# Can anyone offer advice? Not sure what this is.



## Susansk (Jun 28, 2021)




----------



## Cody (Sep 5, 2013)

Are you referring to the condition of the cere? Your picture is not too clear the cere either has a very bad case of mites and or cere hypertrophy and it looks as if the condition is blocking the nares, you need to take the bird to an avian vet asap to correct the condition.


----------



## Susansk (Jun 28, 2021)

Cody said:


> Are you referring to the condition of the cere? Your picture is not too clear the cere either has a very bad case of mites and or cere hypertrophy and it looks as if the condition is blocking the nares, you need to take the bird to an avian vet asap to correct the condition.


Thank you


----------



## FaeryBee (May 9, 2011)

*Poor baby! It's horrible that the cere has reached this condition.
Please let us know how she is doing after her visit to the vet.

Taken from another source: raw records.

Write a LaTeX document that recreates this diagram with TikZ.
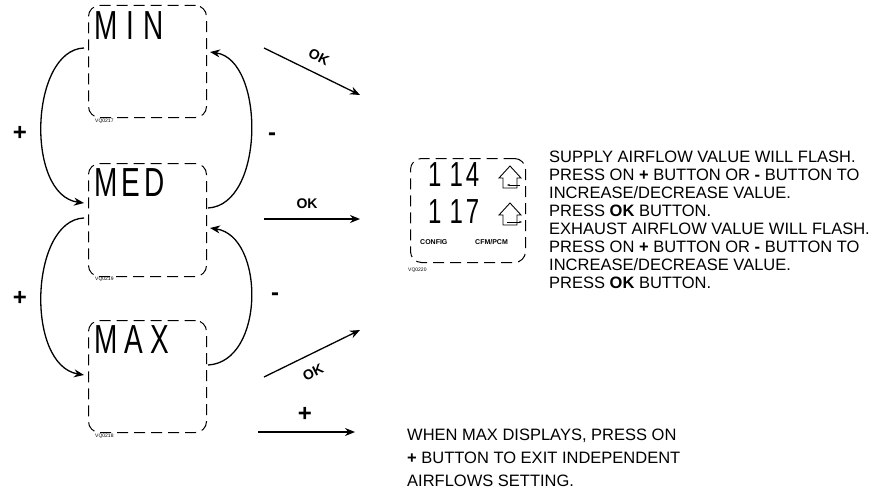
\documentclass[tikz,border=0pt]{standalone}
\usepackage{fontspec}
\setmainfont{Liberation Sans}
\usetikzlibrary{arrows.meta}
\begin{document}
\begin{tikzpicture}[x=1pt,y=-1pt,
  lcd/.style={draw,dash pattern=on 11pt off 6pt,rounded corners=11pt,line width=1pt,anchor=north west,inner sep=0pt},
  vq/.style={font=\fontsize{5}{6}\selectfont,anchor=north west,inner sep=0pt},
  seg/.style={font=\fontsize{28}{28}\selectfont,anchor=north west,inner sep=0pt},
  arr/.style={line width=1.3pt,-{Stealth[length=10pt,width=8pt]}},
  sym/.style={font=\fontsize{24}{24}\selectfont\bfseries},
  oklab/.style={font=\fontsize{14}{14}\selectfont\bfseries,inner sep=0pt},
  body/.style={font=\fontsize{16.5}{18}\selectfont,align=left,inner sep=0pt}]
\useasboundingbox (0,0) rectangle (890,500);
% boxes
\node[lcd,minimum width=118pt,minimum height=112pt] (min) at (88,5) {};
\node[lcd,minimum width=118pt,minimum height=113pt] (med) at (88,163) {};
\node[lcd,minimum width=118pt,minimum height=112pt] (max) at (88,320) {};
\node[lcd,minimum width=115pt,minimum height=104pt] (cfg) at (410,158) {};
\node[vq] (v1) at (95,119) {VQ0217};
\node[vq] (v2) at (95,277) {VQ0219};
\node[vq] (v3) at (95,434) {VQ0218};
\node[vq] (v4) at (408,268) {VQ0220};
% segment texts
\node[seg] (tmin) at (94,11) {\scalebox{1}[1.45]{M\hspace{9pt}I\hspace{9pt}N}};
\node[seg] (tmed) at (94,168) {\scalebox{1}[1.45]{M\hspace{4pt}E\hspace{4pt}D}};
\node[seg] (tmax) at (94,325) {\scalebox{1}[1.45]{M\hspace{7pt}A\hspace{7pt}X}};
\node[seg,font=\fontsize{24}{24}\selectfont] (n1) at (428,162) {\scalebox{1}[1.45]{1\hspace{8pt}1\hspace{3pt}4}};
\node[seg,font=\fontsize{24}{24}\selectfont] (n2) at (428,199) {\scalebox{1}[1.45]{1\hspace{8pt}1\hspace{3pt}7}};
\node[font=\fontsize{7}{7}\selectfont\bfseries,anchor=west,inner sep=0pt] (c1) at (420,242) {CONFIG};
\node[font=\fontsize{7}{7}\selectfont\bfseries,anchor=west,inner sep=0pt] (c2) at (475,242) {CFM/PCM};
% house icons
\draw[line width=0.9pt] (499,178) -- (510,166) -- (521,178) -- (517,178) -- (517,188) -- (503,188) -- (503,178) -- cycle;
\draw[line width=0.9pt,-{Stealth[length=3pt]}] (520,185) -- (507,185);
\draw[line width=0.9pt] (499,215) -- (510,203) -- (521,215) -- (517,215) -- (517,225) -- (503,225) -- (503,215) -- cycle;
\draw[line width=0.9pt,-{Stealth[length=3pt]}] (507,222) -- (522,222);
% coordinates for arcs
\coordinate (a1) at (84,48); \coordinate (b1) at (84,203);
\coordinate (a2) at (84,218); \coordinate (b2) at (84,375);
\coordinate (c3) at (208,208); \coordinate (d3) at (210,52);
\coordinate (c4) at (208,365); \coordinate (d4) at (210,228);
\draw[arr] (a1) .. controls (30,50) and (25,195) .. (b1);
\draw[arr] (a2) .. controls (30,220) and (25,365) .. (b2);
\draw[arr] (c3) .. controls (265,205) and (265,60) .. (d3);
\draw[arr] (c4) .. controls (265,362) and (265,236) .. (d4);
\node[sym] (p1) at (20,133) {+};
\node[sym] (p2) at (20,298) {+};
\node[sym] (m1) at (272,137) {-};
\node[sym] (m2) at (275,297) {-};
% OK arrows
\coordinate (o1s) at (264,48); \coordinate (o1e) at (360,95);
\coordinate (o2s) at (264,219); \coordinate (o2e) at (360,219);
\coordinate (o3s) at (264,377); \coordinate (o3e) at (360,330);
\coordinate (o4s) at (258,432); \coordinate (o4e) at (355,432);
\draw[arr] (o1s) -- (o1e);
\draw[arr] (o2s) -- (o2e);
\draw[arr] (o3s) -- (o3e);
\draw[arr] (o4s) -- (o4e);
\node[oklab,rotate=-27] (k1) at (319,57) {OK};
\node[oklab] (k2) at (307,204) {OK};
\node[oklab,rotate=27] (k3) at (313,372) {OK};
\node[sym] (p3) at (305,414) {+};
% texts
\node[body,anchor=north west] (t1) at (549,151) {SUPPLY AIRFLOW VALUE WILL FLASH.\\
PRESS ON \textbf{+} BUTTON OR \textbf{-} BUTTON TO\\
INCREASE/DECREASE VALUE.\\
PRESS \textbf{OK} BUTTON.\\
EXHAUST AIRFLOW VALUE WILL FLASH.\\
PRESS ON \textbf{+} BUTTON OR \textbf{-} BUTTON TO\\
INCREASE/DECREASE VALUE.\\
PRESS \textbf{OK} BUTTON.};
\node[body,anchor=north west,font=\fontsize{16.5}{23}\selectfont] (t2) at (407,429) {WHEN MAX DISPLAYS, PRESS ON\\
\textbf{+} BUTTON TO EXIT INDEPENDENT\\
AIRFLOWS SETTING.};
\end{tikzpicture}
\end{document}
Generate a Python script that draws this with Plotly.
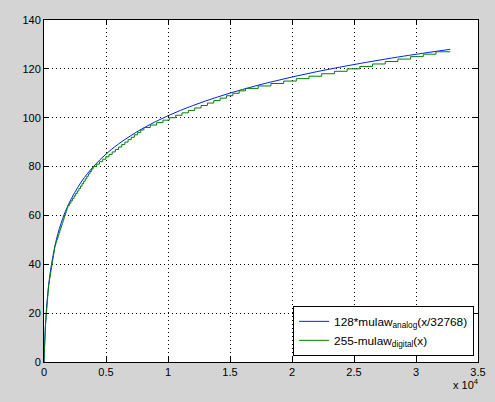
import plotly.graph_objects as go

# blue curve: 128*mulaw_analog(x/32768)
analog_x = [0, 10, 25, 50, 100, 250, 500, 1000, 1500, 2000, 3000, 4000, 5000,
            6000, 8000, 10000, 12000, 14000, 16000, 18000, 20000, 22000, 24000,
            26000, 28000, 30000, 32767]
analog_y = [0, 1.73, 4.10, 7.59, 13.29, 24.94, 36.64, 50.15, 58.62, 64.80, 73.69,
            80.09, 85.10, 89.21, 95.73, 100.81, 104.97, 108.49, 111.55, 114.25,
            116.66, 118.85, 120.84, 122.68, 124.39, 125.97, 128.0]

# green staircase: 255-mulaw_digital(x), x where each level starts
digital_x = [0, 4, 12, 20, 28, 36, 44, 52, 60, 68, 76, 84, 92, 100, 108, 116,
             124, 140, 156, 172, 188, 204, 220, 236, 252, 268, 284, 300, 316, 332, 348, 364,
             380, 412, 444, 476, 508, 540, 572, 604, 636, 668, 700, 732, 764, 796, 828, 860,
             892, 956, 1020, 1084, 1148, 1212, 1276, 1340, 1404, 1468, 1532, 1596, 1660, 1724, 1788, 1852,
             1916, 2044, 2172, 2300, 2428, 2556, 2684, 2812, 2940, 3068, 3196, 3324, 3452, 3580, 3708, 3836,
             3964, 4220, 4476, 4732, 4988, 5244, 5500, 5756, 6012, 6268, 6524, 6780, 7036, 7292, 7548, 7804,
             8060, 8572, 9084, 9596, 10108, 10620, 11132, 11644, 12156, 12668, 13180, 13692, 14204, 14716, 15228, 15740,
             16252, 17276, 18300, 19324, 20348, 21372, 22396, 23420, 24444, 25468, 26492, 27516, 28540, 29564, 30588, 31612,
             32767]
digital_y = list(range(128)) + [127]

x_ticks = [0, 5000, 10000, 15000, 20000, 25000, 30000, 35000]
x_labels = ['0', '0.5', '1', '1.5', '2', '2.5', '3', '3.5']
y_ticks = [0, 20, 40, 60, 80, 100, 120, 140]

fig = go.Figure()

fig.add_trace(go.Scatter(x=analog_x, y=analog_y, mode='lines',
                         name='128*mulaw<sub>analog</sub>(x/32768)',
                         line=dict(color='#0022ff', width=1, shape='spline')))
fig.add_trace(go.Scatter(x=digital_x, y=digital_y, mode='lines',
                         name='255-mulaw<sub>digital</sub>(x)',
                         line=dict(color='#008000', width=1, shape='hv')))

axis_style = dict(showline=True, linecolor='black', linewidth=1, mirror='ticks',
                  ticks='inside', ticklen=5, tickcolor='black', automargin=False,
                  showgrid=True, gridcolor='black', griddash='1px,3px', gridwidth=1,
                  zeroline=False, tickfont=dict(size=11, color='black'))

fig.update_xaxes(range=[0, 35000], tickvals=x_ticks, ticktext=x_labels, **axis_style)
fig.update_yaxes(range=[0, 140], tickvals=y_ticks, **axis_style)

fig.add_annotation(text='x 10<sup>4</sup>', xref='paper', yref='paper',
                   x=1.007, y=-0.038, xanchor='right', yanchor='top', showarrow=False,
                   font=dict(size=11, color='black'))

fig.update_layout(
    width=495, height=402,
    margin=dict(l=44, r=17, t=20, b=40),
    paper_bgcolor='#d4d4d4', plot_bgcolor='white',
    font=dict(family='Liberation Sans, Arial, sans-serif', size=11, color='black'),
    showlegend=True,
    legend=dict(x=0.991, y=0.018, xanchor='right', yanchor='bottom',
                bgcolor='white', bordercolor='black', borderwidth=1,
                font=dict(size=11.8), tracegroupgap=0),
)

fig.write_html("out.html", config={'displayModeBar': False},
               post_script="document.body.style.margin='0';"
                           "document.body.style.background='#d4d4d4';")
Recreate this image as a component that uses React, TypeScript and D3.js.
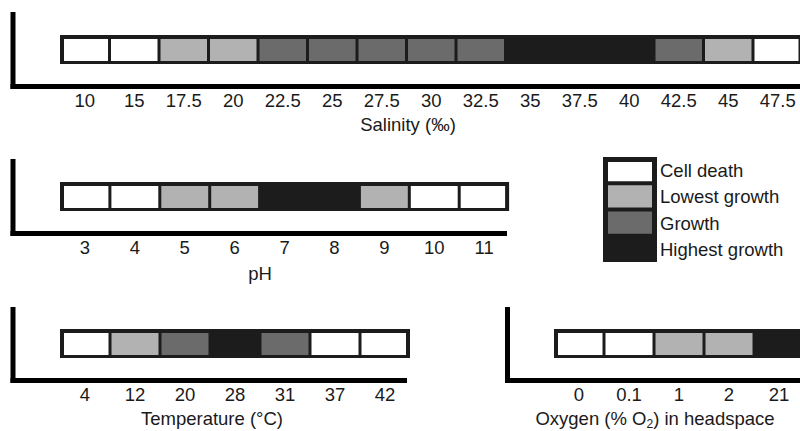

Avian Vets have special training to determine the cause of symptoms resulting from illness or trauma.
This is important as "regular" vets will often overlook symptoms that are quickly obvious to an Avian Vet.
When you rely on anyone who has not had training in Avian diagnosis and care, you may be delaying effective treatment. 
This can prolong suffering that may be avoidable.
The bird will often require a more intense, prolonged treatment with a poorer chance of full recovery than it would have if you seek prompt professional diagnosis and treatment at the first sign of illness.
If there are no Avian Vets near you, please find an Exotic Pet Veterinarian with experience in dealing with small birds.*


----------



## StarlingWings (Mar 15, 2013)

Hi there and welcome to the forums!

You've been given great advice above by FaeryBee and I agree with her completely. I hope that you're able to take your little one into the avian vet right away. 

Meanwhile, you've come to a great place to learn even more about the best of budgie care practices, so be sure to read through the forums' many budgie articles and "stickies" (threads "stuck" to the top of each subforum for easy reference) to ensure you're up to date on everything. If you have any questions after doing so, please be sure to ask as we'd love to help. 

Hope to see you around there, and best wishes for your little girl! 

👋


----------



## Susansk (Jun 28, 2021)

Susansk said:


> View attachment 257055


Very pleased to report that the excess growth fell off following 2 applications of nite treatment. Thank you everyone for your advice


----------